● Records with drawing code
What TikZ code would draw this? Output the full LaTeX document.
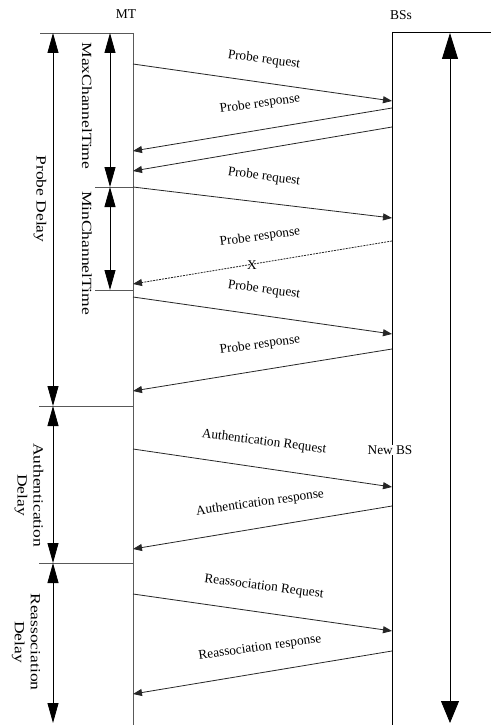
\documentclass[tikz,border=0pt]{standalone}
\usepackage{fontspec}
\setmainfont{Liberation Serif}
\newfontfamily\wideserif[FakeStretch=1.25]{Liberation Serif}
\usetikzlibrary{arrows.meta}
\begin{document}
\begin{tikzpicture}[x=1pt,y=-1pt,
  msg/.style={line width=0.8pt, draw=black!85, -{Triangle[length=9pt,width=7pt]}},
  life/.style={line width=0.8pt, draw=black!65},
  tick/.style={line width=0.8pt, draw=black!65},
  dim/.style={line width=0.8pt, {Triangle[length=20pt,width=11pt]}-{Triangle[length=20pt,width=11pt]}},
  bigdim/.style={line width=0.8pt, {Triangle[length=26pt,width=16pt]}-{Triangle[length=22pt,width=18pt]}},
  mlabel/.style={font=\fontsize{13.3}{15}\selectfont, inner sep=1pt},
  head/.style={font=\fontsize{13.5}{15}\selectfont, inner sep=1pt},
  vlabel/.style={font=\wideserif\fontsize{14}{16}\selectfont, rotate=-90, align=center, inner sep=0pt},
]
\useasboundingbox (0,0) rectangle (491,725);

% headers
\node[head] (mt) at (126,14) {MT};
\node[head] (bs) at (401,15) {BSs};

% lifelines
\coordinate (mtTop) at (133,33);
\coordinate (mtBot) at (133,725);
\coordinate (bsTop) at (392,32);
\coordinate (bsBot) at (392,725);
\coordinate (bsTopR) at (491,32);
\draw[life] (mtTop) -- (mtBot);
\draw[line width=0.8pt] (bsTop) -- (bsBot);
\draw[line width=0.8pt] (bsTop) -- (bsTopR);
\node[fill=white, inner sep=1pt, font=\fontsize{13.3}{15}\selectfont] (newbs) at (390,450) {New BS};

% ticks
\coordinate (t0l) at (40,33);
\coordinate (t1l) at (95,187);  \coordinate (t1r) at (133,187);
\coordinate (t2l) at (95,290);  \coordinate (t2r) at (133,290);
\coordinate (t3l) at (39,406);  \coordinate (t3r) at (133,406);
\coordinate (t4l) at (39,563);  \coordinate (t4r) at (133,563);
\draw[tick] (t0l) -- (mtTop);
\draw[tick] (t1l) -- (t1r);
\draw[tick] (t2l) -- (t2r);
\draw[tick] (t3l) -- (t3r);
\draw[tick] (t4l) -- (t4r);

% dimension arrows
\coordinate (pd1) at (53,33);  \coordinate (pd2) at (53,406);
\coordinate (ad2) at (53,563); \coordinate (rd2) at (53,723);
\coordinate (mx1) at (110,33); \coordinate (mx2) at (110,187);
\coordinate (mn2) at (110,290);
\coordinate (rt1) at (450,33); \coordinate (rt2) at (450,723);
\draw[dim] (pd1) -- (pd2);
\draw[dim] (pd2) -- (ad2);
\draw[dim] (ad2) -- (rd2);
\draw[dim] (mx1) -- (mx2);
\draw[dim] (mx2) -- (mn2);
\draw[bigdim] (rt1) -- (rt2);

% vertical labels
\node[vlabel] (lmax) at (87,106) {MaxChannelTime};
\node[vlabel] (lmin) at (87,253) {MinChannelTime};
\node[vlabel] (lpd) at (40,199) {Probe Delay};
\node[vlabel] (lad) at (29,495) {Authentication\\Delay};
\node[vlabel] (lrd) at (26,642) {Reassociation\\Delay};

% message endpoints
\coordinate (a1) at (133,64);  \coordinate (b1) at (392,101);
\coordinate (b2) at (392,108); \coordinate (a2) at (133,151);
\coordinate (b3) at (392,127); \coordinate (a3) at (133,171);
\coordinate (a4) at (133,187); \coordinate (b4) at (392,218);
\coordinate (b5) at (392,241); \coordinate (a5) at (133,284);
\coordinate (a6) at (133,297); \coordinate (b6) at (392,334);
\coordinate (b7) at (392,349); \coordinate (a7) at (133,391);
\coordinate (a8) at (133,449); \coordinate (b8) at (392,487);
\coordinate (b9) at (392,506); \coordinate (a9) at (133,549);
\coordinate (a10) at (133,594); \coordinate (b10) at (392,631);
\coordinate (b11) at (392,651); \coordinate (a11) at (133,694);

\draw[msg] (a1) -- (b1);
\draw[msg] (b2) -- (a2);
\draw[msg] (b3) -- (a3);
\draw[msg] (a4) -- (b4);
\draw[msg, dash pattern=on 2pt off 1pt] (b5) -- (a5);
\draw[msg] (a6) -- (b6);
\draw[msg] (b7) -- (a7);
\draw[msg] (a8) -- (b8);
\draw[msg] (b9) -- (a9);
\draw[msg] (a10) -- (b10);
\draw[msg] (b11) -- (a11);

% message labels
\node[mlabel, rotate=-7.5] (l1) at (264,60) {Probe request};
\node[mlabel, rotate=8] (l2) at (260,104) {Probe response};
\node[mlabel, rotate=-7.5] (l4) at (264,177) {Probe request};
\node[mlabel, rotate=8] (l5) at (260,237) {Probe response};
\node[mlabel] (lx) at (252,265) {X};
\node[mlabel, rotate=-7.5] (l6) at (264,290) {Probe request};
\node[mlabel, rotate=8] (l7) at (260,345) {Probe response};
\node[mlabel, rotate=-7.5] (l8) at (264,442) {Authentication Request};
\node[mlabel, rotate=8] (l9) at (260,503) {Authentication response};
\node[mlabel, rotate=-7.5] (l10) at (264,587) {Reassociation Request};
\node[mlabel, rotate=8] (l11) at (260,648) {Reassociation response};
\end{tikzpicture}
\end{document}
==
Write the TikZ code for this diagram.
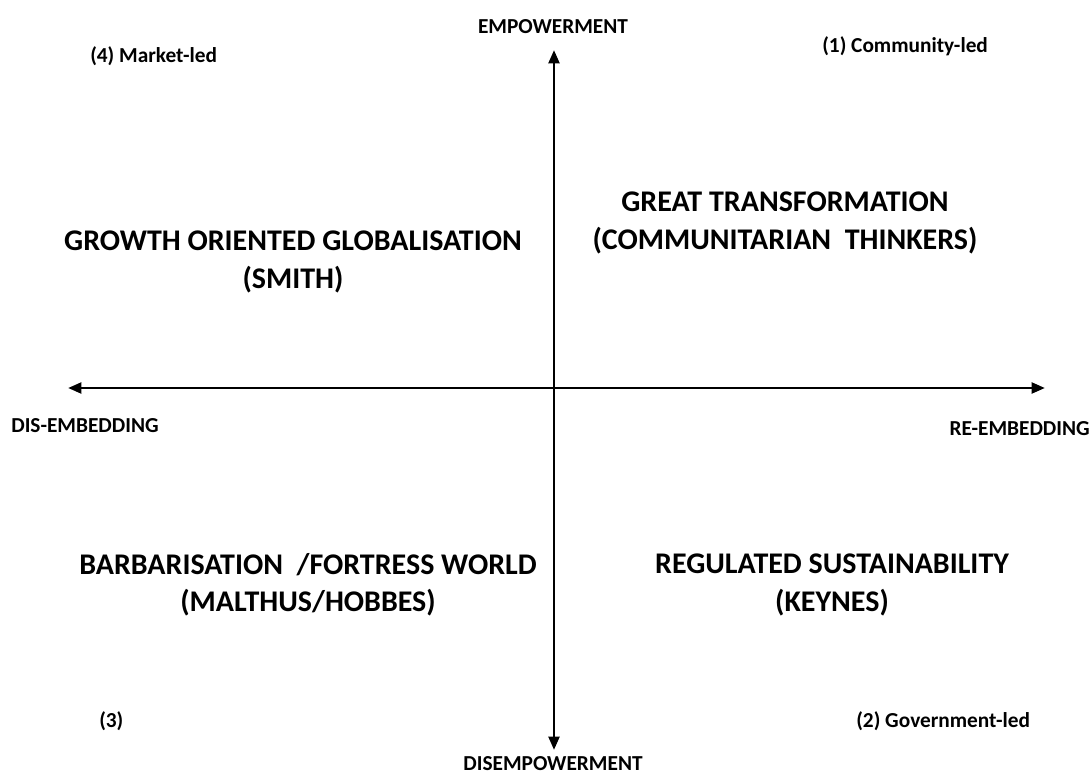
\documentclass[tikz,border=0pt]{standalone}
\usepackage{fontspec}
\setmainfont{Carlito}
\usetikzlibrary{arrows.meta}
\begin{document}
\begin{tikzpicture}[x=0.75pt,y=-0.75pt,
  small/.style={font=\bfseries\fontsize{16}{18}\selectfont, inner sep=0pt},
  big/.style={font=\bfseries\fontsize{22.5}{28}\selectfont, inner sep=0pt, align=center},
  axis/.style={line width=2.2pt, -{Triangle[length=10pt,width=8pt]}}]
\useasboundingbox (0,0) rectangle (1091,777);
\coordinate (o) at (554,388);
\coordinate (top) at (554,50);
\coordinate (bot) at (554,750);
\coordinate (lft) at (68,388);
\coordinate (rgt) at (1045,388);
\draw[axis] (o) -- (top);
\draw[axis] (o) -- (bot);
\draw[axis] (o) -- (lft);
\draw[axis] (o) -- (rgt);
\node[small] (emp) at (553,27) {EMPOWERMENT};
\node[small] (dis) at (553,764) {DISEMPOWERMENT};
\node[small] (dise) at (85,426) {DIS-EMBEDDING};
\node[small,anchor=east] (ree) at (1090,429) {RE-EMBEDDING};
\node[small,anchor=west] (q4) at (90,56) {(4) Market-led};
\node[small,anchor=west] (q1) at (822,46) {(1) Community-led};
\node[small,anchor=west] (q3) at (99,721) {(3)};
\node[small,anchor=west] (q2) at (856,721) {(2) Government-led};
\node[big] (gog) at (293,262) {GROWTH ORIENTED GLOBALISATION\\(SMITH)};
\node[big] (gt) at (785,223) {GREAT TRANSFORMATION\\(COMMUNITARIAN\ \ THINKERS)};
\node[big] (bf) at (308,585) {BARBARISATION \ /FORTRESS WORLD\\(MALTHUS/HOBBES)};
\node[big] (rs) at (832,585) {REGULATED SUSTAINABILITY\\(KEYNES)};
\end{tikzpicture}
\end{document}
...
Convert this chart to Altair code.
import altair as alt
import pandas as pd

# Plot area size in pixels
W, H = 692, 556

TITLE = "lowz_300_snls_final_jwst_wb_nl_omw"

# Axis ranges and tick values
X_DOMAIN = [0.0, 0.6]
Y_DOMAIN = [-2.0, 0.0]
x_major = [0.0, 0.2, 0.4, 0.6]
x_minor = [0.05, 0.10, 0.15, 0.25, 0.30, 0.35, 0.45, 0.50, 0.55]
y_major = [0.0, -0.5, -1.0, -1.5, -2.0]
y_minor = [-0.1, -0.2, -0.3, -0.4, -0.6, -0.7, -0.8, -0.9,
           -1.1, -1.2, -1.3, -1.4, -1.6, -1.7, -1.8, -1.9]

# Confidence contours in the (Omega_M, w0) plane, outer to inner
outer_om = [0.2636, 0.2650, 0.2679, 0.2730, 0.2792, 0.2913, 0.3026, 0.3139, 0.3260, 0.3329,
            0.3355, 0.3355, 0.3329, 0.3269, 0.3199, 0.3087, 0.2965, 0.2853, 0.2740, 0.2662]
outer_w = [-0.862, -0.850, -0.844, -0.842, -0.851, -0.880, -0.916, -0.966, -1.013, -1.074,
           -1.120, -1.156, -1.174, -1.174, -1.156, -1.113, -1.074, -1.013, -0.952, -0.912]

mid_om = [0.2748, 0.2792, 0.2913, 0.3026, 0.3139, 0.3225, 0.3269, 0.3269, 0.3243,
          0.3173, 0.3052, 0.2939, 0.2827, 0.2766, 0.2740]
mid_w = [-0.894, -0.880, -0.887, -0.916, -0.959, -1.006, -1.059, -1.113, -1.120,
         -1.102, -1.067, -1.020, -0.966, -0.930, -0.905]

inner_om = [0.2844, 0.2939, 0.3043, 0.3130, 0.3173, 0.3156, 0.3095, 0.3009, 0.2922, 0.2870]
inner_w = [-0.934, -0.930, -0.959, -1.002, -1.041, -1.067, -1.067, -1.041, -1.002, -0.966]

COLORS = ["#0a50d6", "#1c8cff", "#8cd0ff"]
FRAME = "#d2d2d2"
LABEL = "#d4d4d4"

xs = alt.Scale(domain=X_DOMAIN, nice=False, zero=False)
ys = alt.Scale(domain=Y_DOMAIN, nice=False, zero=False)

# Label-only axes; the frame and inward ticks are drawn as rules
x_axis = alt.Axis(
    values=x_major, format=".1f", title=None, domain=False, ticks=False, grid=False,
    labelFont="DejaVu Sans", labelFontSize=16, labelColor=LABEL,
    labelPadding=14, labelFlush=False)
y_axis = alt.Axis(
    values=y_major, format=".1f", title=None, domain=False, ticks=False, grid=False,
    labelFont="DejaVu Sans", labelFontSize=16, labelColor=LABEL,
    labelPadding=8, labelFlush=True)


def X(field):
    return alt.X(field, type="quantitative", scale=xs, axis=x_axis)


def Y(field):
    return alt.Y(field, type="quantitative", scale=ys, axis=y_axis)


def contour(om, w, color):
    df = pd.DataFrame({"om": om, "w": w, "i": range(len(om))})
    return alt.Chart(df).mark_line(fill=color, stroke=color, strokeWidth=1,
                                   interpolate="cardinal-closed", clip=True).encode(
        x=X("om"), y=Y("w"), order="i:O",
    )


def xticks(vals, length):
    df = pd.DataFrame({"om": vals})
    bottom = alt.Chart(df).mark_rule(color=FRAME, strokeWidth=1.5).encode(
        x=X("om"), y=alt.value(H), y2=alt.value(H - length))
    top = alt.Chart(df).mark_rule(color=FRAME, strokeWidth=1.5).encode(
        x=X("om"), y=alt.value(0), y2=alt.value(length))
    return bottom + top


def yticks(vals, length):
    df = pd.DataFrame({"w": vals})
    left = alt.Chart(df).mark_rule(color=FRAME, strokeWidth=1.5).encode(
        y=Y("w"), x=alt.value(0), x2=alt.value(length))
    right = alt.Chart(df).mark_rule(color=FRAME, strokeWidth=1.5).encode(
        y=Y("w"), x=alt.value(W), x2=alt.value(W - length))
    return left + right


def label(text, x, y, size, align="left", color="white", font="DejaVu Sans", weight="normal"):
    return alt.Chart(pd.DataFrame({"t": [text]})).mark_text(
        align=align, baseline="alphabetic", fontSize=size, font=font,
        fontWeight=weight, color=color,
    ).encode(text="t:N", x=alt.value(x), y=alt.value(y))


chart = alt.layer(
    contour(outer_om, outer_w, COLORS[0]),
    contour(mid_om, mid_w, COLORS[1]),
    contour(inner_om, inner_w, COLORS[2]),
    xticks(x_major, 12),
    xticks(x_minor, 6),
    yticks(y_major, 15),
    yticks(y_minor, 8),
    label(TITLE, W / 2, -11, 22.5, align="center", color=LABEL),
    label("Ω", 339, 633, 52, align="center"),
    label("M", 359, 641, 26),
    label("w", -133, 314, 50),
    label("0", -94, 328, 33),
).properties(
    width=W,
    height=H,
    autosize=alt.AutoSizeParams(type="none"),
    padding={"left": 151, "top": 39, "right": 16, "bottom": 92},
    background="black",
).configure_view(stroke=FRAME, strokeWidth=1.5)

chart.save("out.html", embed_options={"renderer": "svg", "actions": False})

● Challenge
Beginning with the line above that contains "What TikZ code" and finishing with the line that contains "(newbs) at (390,450)", print those lines exactly and only. Skip all pictures.

● Exercise response
What TikZ code would draw this? Output the full LaTeX document.
\documentclass[tikz,border=0pt]{standalone}
\usepackage{fontspec}
\setmainfont{Liberation Serif}
\newfontfamily\wideserif[FakeStretch=1.25]{Liberation Serif}
\usetikzlibrary{arrows.meta}
\begin{document}
\begin{tikzpicture}[x=1pt,y=-1pt,
  msg/.style={line width=0.8pt, draw=black!85, -{Triangle[length=9pt,width=7pt]}},
  life/.style={line width=0.8pt, draw=black!65},
  tick/.style={line width=0.8pt, draw=black!65},
  dim/.style={line width=0.8pt, {Triangle[length=20pt,width=11pt]}-{Triangle[length=20pt,width=11pt]}},
  bigdim/.style={line width=0.8pt, {Triangle[length=26pt,width=16pt]}-{Triangle[length=22pt,width=18pt]}},
  mlabel/.style={font=\fontsize{13.3}{15}\selectfont, inner sep=1pt},
  head/.style={font=\fontsize{13.5}{15}\selectfont, inner sep=1pt},
  vlabel/.style={font=\wideserif\fontsize{14}{16}\selectfont, rotate=-90, align=center, inner sep=0pt},
]
\useasboundingbox (0,0) rectangle (491,725);

% headers
\node[head] (mt) at (126,14) {MT};
\node[head] (bs) at (401,15) {BSs};

% lifelines
\coordinate (mtTop) at (133,33);
\coordinate (mtBot) at (133,725);
\coordinate (bsTop) at (392,32);
\coordinate (bsBot) at (392,725);
\coordinate (bsTopR) at (491,32);
\draw[life] (mtTop) -- (mtBot);
\draw[line width=0.8pt] (bsTop) -- (bsBot);
\draw[line width=0.8pt] (bsTop) -- (bsTopR);
\node[fill=white, inner sep=1pt, font=\fontsize{13.3}{15}\selectfont] (newbs) at (390,450) {New BS};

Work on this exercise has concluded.